[Data items]
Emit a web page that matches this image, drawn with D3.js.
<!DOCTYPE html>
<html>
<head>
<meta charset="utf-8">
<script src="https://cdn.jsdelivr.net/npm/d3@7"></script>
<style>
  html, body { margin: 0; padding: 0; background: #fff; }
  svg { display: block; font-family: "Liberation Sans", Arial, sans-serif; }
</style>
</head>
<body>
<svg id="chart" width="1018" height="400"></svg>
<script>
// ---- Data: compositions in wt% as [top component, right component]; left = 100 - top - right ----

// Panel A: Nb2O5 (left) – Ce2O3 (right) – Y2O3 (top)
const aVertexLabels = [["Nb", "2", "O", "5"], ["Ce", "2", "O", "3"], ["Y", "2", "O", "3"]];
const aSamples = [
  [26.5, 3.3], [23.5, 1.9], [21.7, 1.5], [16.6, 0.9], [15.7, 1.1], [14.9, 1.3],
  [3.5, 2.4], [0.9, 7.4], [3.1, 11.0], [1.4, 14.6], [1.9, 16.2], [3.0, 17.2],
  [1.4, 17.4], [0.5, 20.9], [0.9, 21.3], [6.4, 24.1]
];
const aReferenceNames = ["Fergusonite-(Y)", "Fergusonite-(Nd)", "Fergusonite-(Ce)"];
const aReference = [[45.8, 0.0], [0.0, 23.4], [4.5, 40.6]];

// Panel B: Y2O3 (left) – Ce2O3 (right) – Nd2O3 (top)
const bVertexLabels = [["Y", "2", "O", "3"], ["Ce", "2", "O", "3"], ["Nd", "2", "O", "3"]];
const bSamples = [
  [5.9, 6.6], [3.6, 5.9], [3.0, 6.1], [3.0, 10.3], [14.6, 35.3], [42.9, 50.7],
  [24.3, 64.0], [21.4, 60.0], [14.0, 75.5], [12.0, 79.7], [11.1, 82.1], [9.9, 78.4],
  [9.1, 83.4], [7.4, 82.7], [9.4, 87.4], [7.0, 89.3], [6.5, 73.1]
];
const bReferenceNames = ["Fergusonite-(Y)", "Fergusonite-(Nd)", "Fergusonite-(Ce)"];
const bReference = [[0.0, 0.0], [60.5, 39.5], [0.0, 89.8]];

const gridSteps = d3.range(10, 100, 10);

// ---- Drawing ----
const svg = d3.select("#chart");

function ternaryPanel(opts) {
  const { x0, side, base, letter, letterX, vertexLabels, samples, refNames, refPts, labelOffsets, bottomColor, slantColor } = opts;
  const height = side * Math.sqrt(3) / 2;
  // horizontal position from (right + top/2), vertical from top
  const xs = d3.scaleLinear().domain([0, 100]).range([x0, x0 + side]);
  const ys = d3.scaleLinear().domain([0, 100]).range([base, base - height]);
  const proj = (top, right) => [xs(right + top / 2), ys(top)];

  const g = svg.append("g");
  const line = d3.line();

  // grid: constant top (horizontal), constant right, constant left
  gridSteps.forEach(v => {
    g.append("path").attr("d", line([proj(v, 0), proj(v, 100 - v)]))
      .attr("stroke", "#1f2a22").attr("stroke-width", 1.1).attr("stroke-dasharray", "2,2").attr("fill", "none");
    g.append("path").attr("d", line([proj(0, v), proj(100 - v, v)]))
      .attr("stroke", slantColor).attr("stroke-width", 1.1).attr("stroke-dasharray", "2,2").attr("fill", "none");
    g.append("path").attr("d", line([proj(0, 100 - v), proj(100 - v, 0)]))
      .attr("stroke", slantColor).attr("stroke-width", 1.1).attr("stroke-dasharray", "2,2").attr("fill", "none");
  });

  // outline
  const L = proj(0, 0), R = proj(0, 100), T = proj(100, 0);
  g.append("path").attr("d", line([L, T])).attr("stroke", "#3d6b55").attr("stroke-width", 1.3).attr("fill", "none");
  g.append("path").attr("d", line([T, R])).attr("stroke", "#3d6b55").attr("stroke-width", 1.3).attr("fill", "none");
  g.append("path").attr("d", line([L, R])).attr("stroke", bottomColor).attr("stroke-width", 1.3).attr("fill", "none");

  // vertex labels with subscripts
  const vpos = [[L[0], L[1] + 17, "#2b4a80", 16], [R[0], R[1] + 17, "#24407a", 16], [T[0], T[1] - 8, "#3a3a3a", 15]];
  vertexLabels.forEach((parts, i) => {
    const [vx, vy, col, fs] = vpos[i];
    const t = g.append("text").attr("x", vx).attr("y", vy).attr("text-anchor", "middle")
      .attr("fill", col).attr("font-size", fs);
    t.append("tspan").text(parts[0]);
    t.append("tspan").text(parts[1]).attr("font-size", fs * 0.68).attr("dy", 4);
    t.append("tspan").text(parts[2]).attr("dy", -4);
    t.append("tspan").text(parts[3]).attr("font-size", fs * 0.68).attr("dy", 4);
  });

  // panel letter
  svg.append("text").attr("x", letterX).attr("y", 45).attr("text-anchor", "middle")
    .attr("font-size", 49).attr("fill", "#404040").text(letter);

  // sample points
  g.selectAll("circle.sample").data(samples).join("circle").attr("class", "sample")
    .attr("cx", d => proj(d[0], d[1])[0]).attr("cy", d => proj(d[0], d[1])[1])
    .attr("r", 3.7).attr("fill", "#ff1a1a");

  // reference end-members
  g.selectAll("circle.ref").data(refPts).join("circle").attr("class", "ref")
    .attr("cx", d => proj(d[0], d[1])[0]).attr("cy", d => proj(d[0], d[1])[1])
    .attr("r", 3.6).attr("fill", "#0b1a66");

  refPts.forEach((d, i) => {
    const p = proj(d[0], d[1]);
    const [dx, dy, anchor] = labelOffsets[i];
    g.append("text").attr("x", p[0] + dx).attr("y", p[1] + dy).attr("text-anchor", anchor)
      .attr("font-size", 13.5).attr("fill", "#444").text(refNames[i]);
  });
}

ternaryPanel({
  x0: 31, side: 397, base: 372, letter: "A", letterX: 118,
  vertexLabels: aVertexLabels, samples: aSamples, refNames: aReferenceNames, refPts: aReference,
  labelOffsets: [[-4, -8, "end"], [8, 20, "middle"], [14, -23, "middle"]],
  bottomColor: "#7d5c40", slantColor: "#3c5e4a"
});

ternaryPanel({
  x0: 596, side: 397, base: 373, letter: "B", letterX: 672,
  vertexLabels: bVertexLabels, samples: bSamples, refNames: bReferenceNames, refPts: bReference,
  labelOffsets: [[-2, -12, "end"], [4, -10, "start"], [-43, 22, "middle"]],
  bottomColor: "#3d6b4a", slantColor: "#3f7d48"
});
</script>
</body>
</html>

...

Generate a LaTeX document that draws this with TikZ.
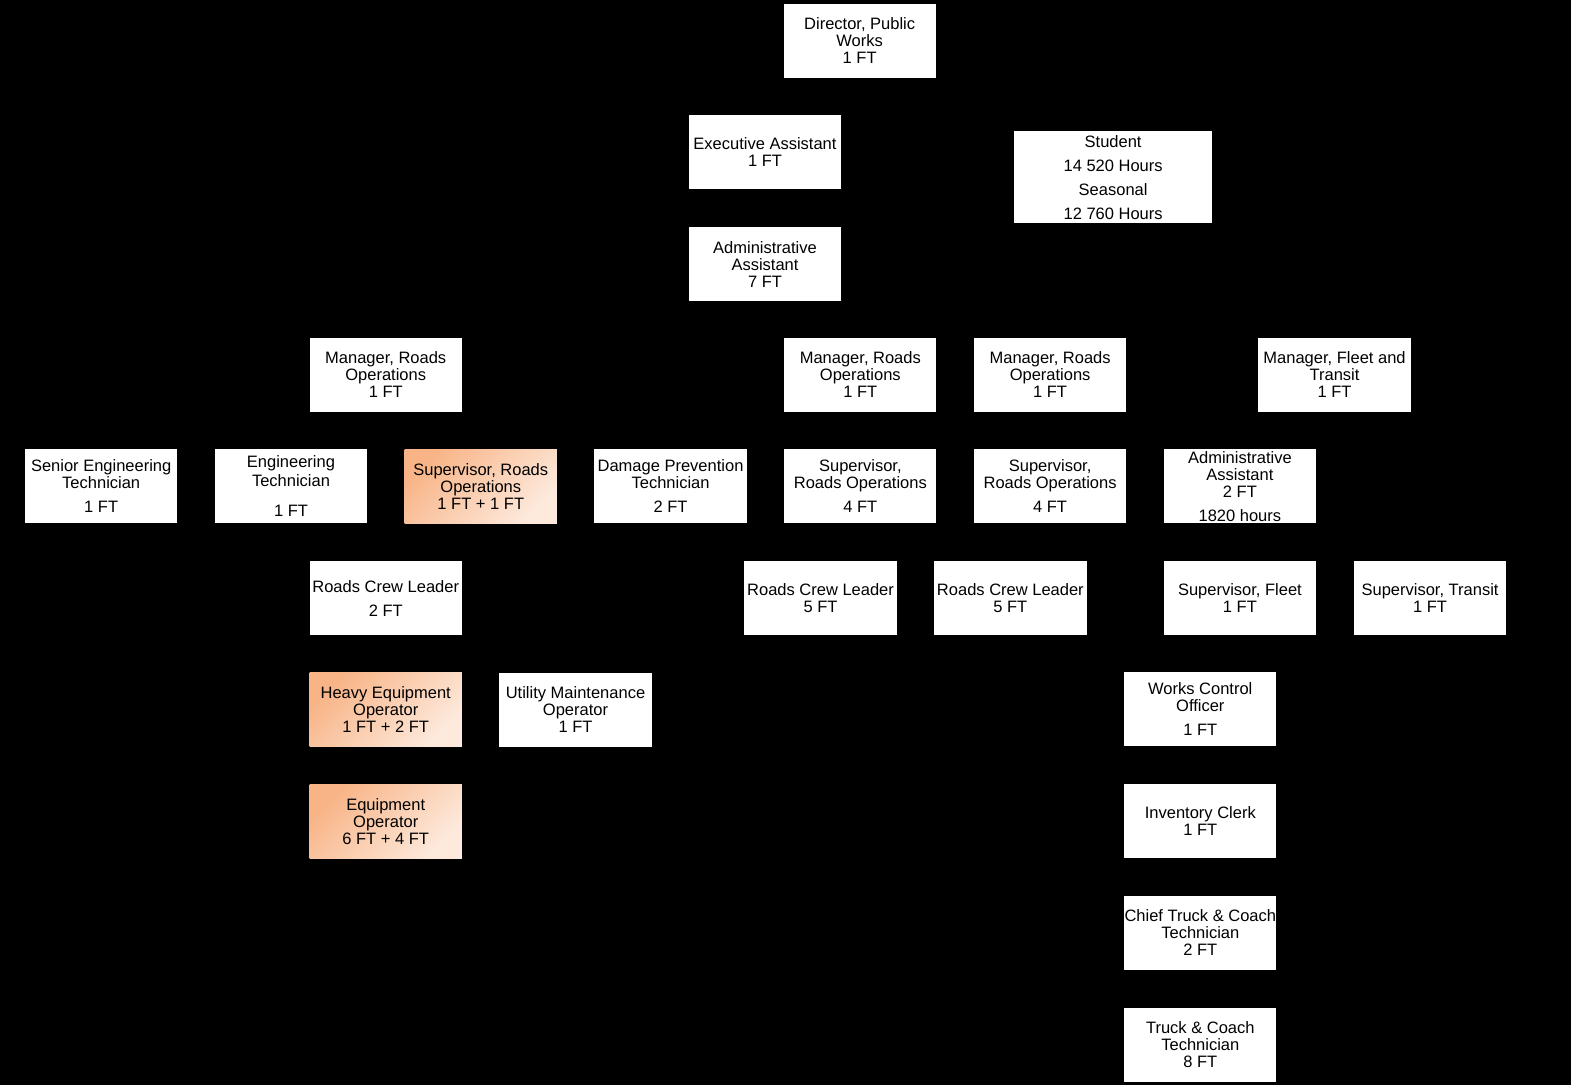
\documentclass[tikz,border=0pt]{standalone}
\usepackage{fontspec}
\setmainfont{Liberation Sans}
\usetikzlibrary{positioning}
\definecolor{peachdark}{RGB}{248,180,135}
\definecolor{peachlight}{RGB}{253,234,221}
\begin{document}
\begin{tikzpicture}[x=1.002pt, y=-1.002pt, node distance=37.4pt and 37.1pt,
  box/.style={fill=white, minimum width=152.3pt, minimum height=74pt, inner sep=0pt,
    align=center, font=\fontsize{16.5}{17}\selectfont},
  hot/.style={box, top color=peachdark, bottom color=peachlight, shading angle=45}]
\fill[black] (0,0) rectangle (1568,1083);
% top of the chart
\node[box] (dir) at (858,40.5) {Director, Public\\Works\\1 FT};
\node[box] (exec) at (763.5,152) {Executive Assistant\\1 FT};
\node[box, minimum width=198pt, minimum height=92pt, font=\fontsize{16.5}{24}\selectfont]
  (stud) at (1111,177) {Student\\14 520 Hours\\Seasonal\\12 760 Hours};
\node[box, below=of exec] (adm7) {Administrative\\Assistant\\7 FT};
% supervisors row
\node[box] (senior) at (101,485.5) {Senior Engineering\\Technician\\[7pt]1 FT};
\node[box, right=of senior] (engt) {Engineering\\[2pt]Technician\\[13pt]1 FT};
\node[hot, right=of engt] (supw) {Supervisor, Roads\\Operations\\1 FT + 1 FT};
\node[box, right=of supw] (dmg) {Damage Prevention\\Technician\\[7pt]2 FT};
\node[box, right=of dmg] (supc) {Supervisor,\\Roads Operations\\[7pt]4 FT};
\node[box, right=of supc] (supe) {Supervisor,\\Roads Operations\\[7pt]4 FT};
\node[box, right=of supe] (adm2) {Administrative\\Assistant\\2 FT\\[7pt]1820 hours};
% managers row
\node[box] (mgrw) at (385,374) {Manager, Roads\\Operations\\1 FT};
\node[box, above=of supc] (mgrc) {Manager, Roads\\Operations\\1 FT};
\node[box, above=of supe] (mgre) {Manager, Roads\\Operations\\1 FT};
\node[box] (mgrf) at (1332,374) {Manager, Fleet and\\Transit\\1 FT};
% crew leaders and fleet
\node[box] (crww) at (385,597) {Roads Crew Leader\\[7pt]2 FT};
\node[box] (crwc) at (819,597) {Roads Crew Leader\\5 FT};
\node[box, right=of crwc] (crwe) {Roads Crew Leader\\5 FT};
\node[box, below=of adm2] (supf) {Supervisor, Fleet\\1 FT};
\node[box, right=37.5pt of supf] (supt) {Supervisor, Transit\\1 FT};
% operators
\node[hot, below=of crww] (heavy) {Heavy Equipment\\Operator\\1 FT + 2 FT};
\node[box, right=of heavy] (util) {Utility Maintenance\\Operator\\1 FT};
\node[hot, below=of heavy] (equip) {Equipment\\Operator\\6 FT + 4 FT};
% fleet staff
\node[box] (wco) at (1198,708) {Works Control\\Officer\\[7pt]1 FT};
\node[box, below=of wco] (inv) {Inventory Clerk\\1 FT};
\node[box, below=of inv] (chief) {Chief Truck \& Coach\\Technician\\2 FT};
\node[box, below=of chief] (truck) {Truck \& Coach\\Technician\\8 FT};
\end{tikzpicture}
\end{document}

--

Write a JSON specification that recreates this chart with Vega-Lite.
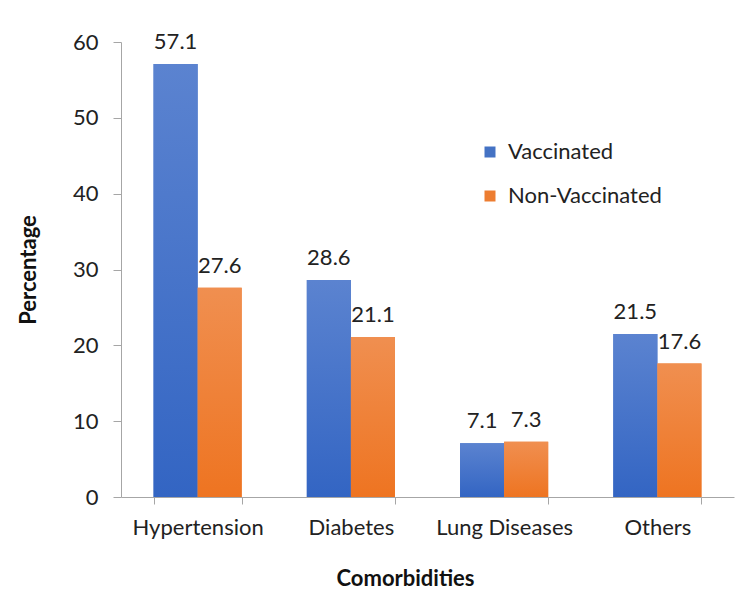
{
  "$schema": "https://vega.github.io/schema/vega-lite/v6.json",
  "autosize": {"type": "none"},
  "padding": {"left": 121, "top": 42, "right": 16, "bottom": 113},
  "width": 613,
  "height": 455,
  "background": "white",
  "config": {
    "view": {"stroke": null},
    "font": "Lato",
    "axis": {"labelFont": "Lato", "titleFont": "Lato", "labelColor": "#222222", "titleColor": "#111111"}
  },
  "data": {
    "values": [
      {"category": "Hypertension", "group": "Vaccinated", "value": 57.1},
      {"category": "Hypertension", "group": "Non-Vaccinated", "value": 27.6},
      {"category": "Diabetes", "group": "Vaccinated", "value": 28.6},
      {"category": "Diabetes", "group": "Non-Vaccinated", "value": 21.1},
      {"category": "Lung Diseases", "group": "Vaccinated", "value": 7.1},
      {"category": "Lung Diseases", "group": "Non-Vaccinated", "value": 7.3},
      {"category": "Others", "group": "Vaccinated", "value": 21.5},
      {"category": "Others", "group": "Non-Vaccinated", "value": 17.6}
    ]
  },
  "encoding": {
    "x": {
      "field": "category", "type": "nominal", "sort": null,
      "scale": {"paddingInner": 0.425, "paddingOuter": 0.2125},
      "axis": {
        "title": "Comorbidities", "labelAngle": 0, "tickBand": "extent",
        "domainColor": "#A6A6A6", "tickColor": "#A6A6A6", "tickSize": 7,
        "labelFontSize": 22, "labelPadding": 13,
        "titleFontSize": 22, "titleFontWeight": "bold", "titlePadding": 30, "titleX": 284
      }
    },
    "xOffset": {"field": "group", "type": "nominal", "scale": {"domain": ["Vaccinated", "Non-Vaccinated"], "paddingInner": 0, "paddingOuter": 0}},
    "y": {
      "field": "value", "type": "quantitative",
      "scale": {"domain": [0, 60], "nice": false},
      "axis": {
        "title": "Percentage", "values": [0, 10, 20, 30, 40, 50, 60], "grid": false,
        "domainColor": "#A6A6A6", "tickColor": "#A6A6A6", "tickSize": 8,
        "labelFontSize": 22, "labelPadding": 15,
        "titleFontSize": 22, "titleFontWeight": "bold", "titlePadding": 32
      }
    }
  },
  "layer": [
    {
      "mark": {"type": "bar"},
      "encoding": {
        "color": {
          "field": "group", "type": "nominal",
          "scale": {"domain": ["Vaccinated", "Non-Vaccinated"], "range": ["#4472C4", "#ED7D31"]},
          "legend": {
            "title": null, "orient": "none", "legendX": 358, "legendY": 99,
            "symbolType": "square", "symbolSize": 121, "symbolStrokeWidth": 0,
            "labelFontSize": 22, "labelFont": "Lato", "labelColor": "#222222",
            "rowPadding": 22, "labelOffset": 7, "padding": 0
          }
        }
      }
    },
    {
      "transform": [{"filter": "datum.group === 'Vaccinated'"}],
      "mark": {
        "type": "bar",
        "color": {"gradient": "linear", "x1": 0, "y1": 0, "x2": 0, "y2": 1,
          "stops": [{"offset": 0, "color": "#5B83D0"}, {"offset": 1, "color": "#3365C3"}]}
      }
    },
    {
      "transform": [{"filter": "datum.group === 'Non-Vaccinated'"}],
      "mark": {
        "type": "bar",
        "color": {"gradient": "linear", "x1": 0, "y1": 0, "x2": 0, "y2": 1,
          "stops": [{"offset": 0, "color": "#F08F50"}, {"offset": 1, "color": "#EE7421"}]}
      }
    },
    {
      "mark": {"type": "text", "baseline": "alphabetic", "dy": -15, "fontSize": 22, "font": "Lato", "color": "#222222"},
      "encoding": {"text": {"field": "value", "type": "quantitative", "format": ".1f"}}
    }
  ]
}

■ Required work ■
In the records above, locate every line with the string "that" and copy it.

■ Result of this task ■
Emit a web page that matches this image, drawn with D3.js.
Generate a LaTeX document that draws this with TikZ.
Write a JSON specification that recreates this chart with Vega-Lite.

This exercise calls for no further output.